As humans I want to urge us to move forward with more intention. When the intentions are good and the impacts are negative we must be able to sit with that and work to remedy it. We must also being willing to speak up about those negative impacts. When they yelled this to me, I smiled and moved along, not wanting to make waves. I always fear making waves, believing that they will swallow me whole, rather than believing I can ride them. I want to be better about speaking up and telling people when I’ve been hurt by their words or actions. I want the people around me to do the same.

In fact, some of my favorite moments in my work is when people tell me how I might have misspoke or misinterpreted or misjudged. I don’t love messing up, the Type A in me actually hates it, but I do love it because of the powerhouse sitting in front of me. No, I don’t mean the mitochondria, that’s the powerhouse of the cell. I mean people acknowledging that they want better. They are recognizing their worth and their need to be respected in the way they want to be respected. That energy when I see someone speak up is power. They are power; you are power; I am power. I am channeling that power moving forward.

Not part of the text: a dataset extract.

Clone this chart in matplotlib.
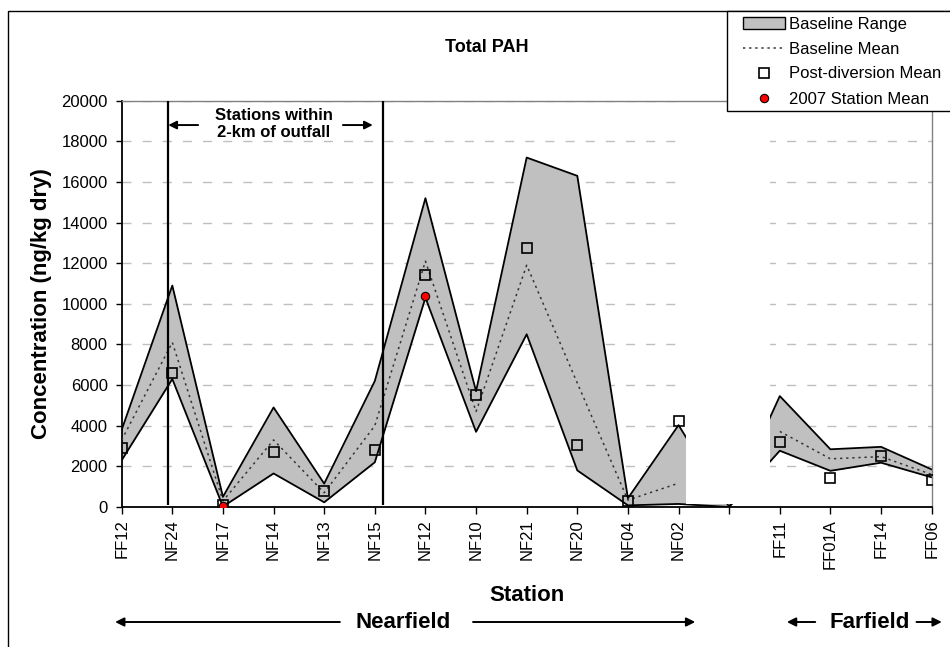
import numpy as np
import matplotlib
matplotlib.use('Agg')
import matplotlib.pyplot as plt
from matplotlib.patches import Patch, Rectangle
from matplotlib.lines import Line2D
from matplotlib import transforms

plt.rcParams['font.family'] = ['Liberation Sans', 'DejaVu Sans']

# Stations along the category axis (blank slot separates nearfield / farfield)
stations = ['FF12', 'NF24', 'NF17', 'NF14', 'NF13', 'NF15', 'NF12', 'NF10',
            'NF21', 'NF20', 'NF04', 'NF02', '', 'FF11', 'FF01A', 'FF14', 'FF06']

# Total PAH, ng/kg dry (nan = no data for that slot)
base_max = [3800, 10900, 500, 4900, 1150, 6200, 15200, 5700,
            17200, 16300, 430, 4030, 0, 5460, 2840, 2960, 1850]
base_min = [2300, 6300, 20, 1650, 230, 2200, 10300, 3700,
            8500, 1800, 80, 150, 0, 2770, 1780, 2180, 1460]
base_mean = [3300, 8100, 300, 3300, 700, 4000, 12100, 4700,
             11900, 6100, 340, 1170, np.nan, 3720, 2370, 2480, 1600]
post_mean = [2920, 6600, 120, 2700, 780, 2800, 11400, 5500,
             12750, 3050, 310, 4230, np.nan, 3200, 1430, 2490, 1340]
mean_2007 = [np.nan, np.nan, 70, np.nan, np.nan, np.nan, 10380, np.nan,
             np.nan, np.nan, np.nan, np.nan, np.nan, np.nan, np.nan, np.nan, np.nan]

x = np.arange(len(stations))
i_nf24 = stations.index('NF24')
i_nf15 = stations.index('NF15')
i_nf02 = stations.index('NF02')
i_ff11 = stations.index('FF11')

W, H = 950, 647
fig = plt.figure(figsize=(W / 100, H / 100), dpi=100)
ax = fig.add_axes([0.1281, 0.2164, 0.8526, 0.628])

# baseline range band
ax.fill_between(x, base_min, base_max, color='#C0C0C0', lw=0, zorder=1)
ax.plot(x, base_max, color='black', lw=1.3, zorder=2)
ax.plot(x, base_min, color='black', lw=1.3, zorder=2)

# white block hiding the empty slot between the two groups
ax.add_patch(Rectangle((i_nf02 + 0.15, 150), (i_ff11 - 0.2) - (i_nf02 + 0.15), 19850,
                       facecolor='white', edgecolor='none', zorder=2.5))

ax.plot(x, base_mean, color='#333333', lw=1.1, ls=(0, (1.5, 2.5)), zorder=3)
ax.plot(x, post_mean, ls='none', marker='s', ms=7.7, mfc='none', mec='black',
        mew=1.2, zorder=4)
ax.plot(x, mean_2007, ls='none', marker='o', ms=6, mfc='red', mec='black',
        mew=0.8, zorder=5)

# outfall zone
ax.vlines([i_nf24 - 0.08, i_nf15 + 0.17], 120, 20000, color='black', lw=1.6, zorder=4)
ax.text(3.0, 18850, 'Stations within\n2-km of outfall', ha='center', va='center',
        fontsize=12, fontweight='bold', linespacing=1.15)
arw = dict(arrowstyle='-|>', color='black', lw=1.4, mutation_scale=12, shrinkA=0, shrinkB=0)
ax.annotate('', xy=(i_nf24 - 0.08, 18800), xytext=(1.51, 18800), arrowprops=arw)
ax.annotate('', xy=(4.96, 18800), xytext=(4.37, 18800), arrowprops=arw)

ax.set_xlim(0, len(stations) - 1)
ax.set_ylim(0, 20000)
ax.set_yticks(np.arange(0, 20001, 2000))
ax.set_xticks(x)
ax.set_xticklabels(stations, rotation=90, fontsize=12)
ax.tick_params(axis='y', labelsize=12, direction='out', length=4.3, width=1, pad=5.8)
ax.tick_params(axis='x', direction='out', length=4.7, width=1, pad=4.3)
ax.yaxis.grid(True, color='#BFBFBF', ls=(0, (6.5, 8)), lw=1)
ax.set_axisbelow(True)
for s in ['left', 'bottom']:
    ax.spines[s].set_color('black')
    ax.spines[s].set_linewidth(1.3)
for s in ['top', 'right']:
    ax.spines[s].set_color('#808080')
    ax.spines[s].set_linewidth(1)

ax.set_ylabel('Concentration (ng/kg dry)', fontsize=16, fontweight='bold', labelpad=7)
ax.set_xlabel('Station', fontsize=16, fontweight='bold', labelpad=11)
fig.text(487 / W, 1 - 47 / H, 'Total PAH', ha='center', va='center',
         fontsize=13, fontweight='bold')

# Nearfield / Farfield brackets below the axis
tr = transforms.blended_transform_factory(ax.transData, fig.transFigure)
yb = 1 - 622 / H
arw2 = dict(arrowstyle='-|>', color='black', lw=1.4, mutation_scale=13, shrinkA=0, shrinkB=0)
ax.text(5.55, yb, 'Nearfield', transform=tr, ha='center', va='center',
        fontsize=16, fontweight='bold')
ax.annotate('', xy=(-0.13, yb), xytext=(4.31, yb), xycoords=tr, textcoords=tr,
            arrowprops=arw2, annotation_clip=False)
ax.annotate('', xy=(11.33, yb), xytext=(6.94, yb), xycoords=tr, textcoords=tr,
            arrowprops=arw2, annotation_clip=False)
ax.text(14.78, yb, 'Farfield', transform=tr, ha='center', va='center',
        fontsize=16, fontweight='bold')
ax.annotate('', xy=(13.14, yb), xytext=(13.7, yb), xycoords=tr, textcoords=tr,
            arrowprops=arw2, annotation_clip=False)
ax.annotate('', xy=(16.2, yb), xytext=(15.7, yb), xycoords=tr, textcoords=tr,
            arrowprops=arw2, annotation_clip=False)

# chart area border
fig.add_artist(Rectangle((8 / W, -0.1), 1.2, 1.1 - 11 / H, transform=fig.transFigure,
                         fill=False, ec='black', lw=1, zorder=1))

# legend box runs off the right edge of the chart
fig.add_artist(Rectangle((726.7 / W, 1 - 111 / H), 0.3, 100 / H, transform=fig.transFigure,
                         facecolor='white', ec='black', lw=1, zorder=4))
handles = [
    Patch(facecolor='#C0C0C0', edgecolor='black', lw=1),
    Line2D([], [], color='#333333', lw=1.1, ls=(0, (1.5, 2.5))),
    Line2D([], [], ls='none', marker='s', ms=7.7, mfc='white', mec='black', mew=1.2),
    Line2D([], [], ls='none', marker='o', ms=6, mfc='red', mec='black', mew=0.8),
]
labels = ['Baseline Range', 'Baseline Mean', 'Post-diversion Mean', '2007 Station Mean']
leg = fig.legend(handles, labels, loc='upper left', bbox_to_anchor=(743 / W, 1 - 16.5 / H),
                 fontsize=12, frameon=False, handlelength=2.5, handletextpad=0.25,
                 labelspacing=0.6, borderpad=0, borderaxespad=0)
leg.set_zorder(5)

fig.savefig('out.png', dpi=100)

I actually felt some of that power this week when I had a lovely conversation with an acquaintance from high school. She reached out to me via FB to discuss some of the feelings she was having about the halftime show. She was honest and brave and we had a beautiful dialogue about what it means to be a person in this society and how that gets interpreted and what that means for others. I bring this up because it is moments like this that I am speaking about when it comes to being powerful. You don’t have to be famous to make an impact. There is power in talking, texting, putting words out there, even when it seems scary or overwhelming. Every time you tell someone what you are thinking, feeling, needing, wanting, scared of, excited for, worried about- the world is a safer and kinder place to be.

Be brave. Be honest.

A[wo]men

“Love heals. Heals and liberates. I use the word love, not meaning sentimentality, but a condition so strong that it may be that which holds the stars in their heavenly positions and that which causes the blood to flow orderly in our veins.”

-Maya Angelou, Mom & Me & Mom

Published in 2013, this book explores Maya Angelou’s relationship with her mother. It is raw and beautiful and made me bawl on an airplane in 2016 when I first read it. Maya Angelou was a human of many talents and her art is something that will always make me feel so many things. I highly recommend Mom & Me & Mom but in all honesty just get anything done by her and you will feel things you didn’t know you needed to feel.